Erich Cushey came to work early Friday to find a section of Henderson Avenue in front of his Canton Township business flooded.
“Our entire lot was underwater,” said Cushey, co-owner of Curtis Pharmacy. There was “about a foot” of water inside the store, he added.
Chartiers Creek, which runs behind the pharmacy, was one of a number of streams that overflowed their banks and flooded roads amid heavy rainfall overnight.
The rain came on the heels of a drastic shift in temperatures from the single digits early in the week to a balmy 60 degrees, which melted the coating of snow that had been on the ground.
Freezing rain and snow was expected as the temperature plummeted again to subfreezing later Friday.
Jeff Yates, Washington County director of public safety, said by mid-morning Friday there had been more than 100 reports of basement flooding, “but as near as we can tell, nobody with first-floor flooding.”
Yates said he knew of three instances of firefighters assisting people in getting out of their waterlogged vehicles.
The state Department of Transportation updated its list of closed roads – including numerous ones throughout Washington and Greene counties – several times Friday.
“The key thing is be safe,” said Valerie Petersen, spokeswoman for PennDOT District 12. “If you don’t need to drive, don’t do it.”
Closures in western Greene County included Route 21 and Route 18, the two main highways.
No one had to be evacuated. Some people probably did have water in their homes and left on their own volition, said Greg Leathers, director of the county’s emergency management agency.
“Now, everything is out west, but eventually it will move east,” Leathers said around midday.
Some flooding had already been noticed in the Waynesburg area. Several mobile homes in a low area off Route 21 east of West Waynesburg were flooded, Leathers said.
Water also flooded Waynesburg University’s football stadium on Waynesburg’s south side.
Center Township Volunteer Fire Co. was called early Friday to help people from three vehicles that had attempted to drive through high water on Route 21 in Center Township about two miles north of the Route 21 and Route 18 split.
Lt. Casey Cooke said the department received the first call about 5:30 a.m.
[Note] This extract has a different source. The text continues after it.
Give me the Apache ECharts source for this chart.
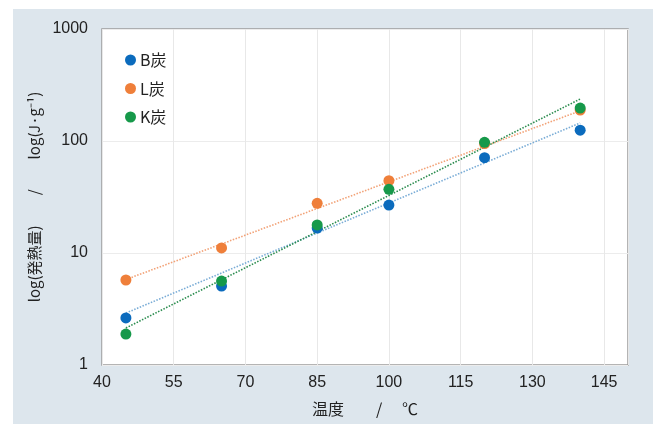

He was at the scene later that morning when the third vehicle made the attempt in the same location and failed.
“We were sitting in the fire truck with the red lights on and they went right past,” he said. “I’ve seen (public service announcements) warning people not to drive through water.”
Pictures circulating on Facebook showed a school bus in high water at the intersection of routes 18 and 21. No one was in the bus, Cooke said. The bus had been parked there by the bus company with an advertisement on it seeking drivers.
Several area school districts canceled classes and others that called for early dismissals.
At Mingo Creek County Park, the scene of significant flooding over the summer, “We have no major damage to report, luckily,” said Lisa Cessna, executive director of the Washington County Planning Commission, which oversees parks. “We closed the main road through Mingo Park (Friday) morning about 7 a.m. not knowing how much the water was going to go up. “
The road was cleared and reopened at 10:30 a.m., with mud to be removed from shelters and the bicycle path.
The National Weather Service in Pittsburgh was not forecasting any flooding on the Monongahela River at the U.S. Army Corps of Engineers’ Locks and Dam No. 4 in Charleroi. The service expected the river to crest there at 24.5 feet at about 4 p.m. today, 3.5 feet below flood stage.
In Washington, an oil slick from the former Salsberry Bump Shop property on Donnan Avenue percolated during the storm, which warranted a look by the Washington County Redevelopment Authority.
William McGowen, executive director of the authority, said the slick was caused by “leaching leftover gasoline that’s been in the soil for years and years. I don’t think it’s a big deal.”
Civil and Environmental Consultants Inc. of Pittsburgh checked the site, which was remediated last year.
By mid-morning, Cushey was in mud boots and working with a small crew that also included his wife, Tina, to clean up their store as the water receded.
“I sent my staff to Claysville,” said Cushey, referring to Curtis’ other location. “The nice thing is we can fill everything out of Claysville.”
A neighboring business seemed unfazed.
“In here, it’s not too bad,” said Tom Rogers, an employee of Interstate Pipe & Supply.
But behind the shop, however, the creek had spilled over its banks and flooded its pipe yard.
“We can’t do anything until it recedes,” Rogers said. He added, “This stuff is made to get wet, so, no, there’s no damage. Just a muddy mess.”
Staff writer Scott Beveridge contributed to this report.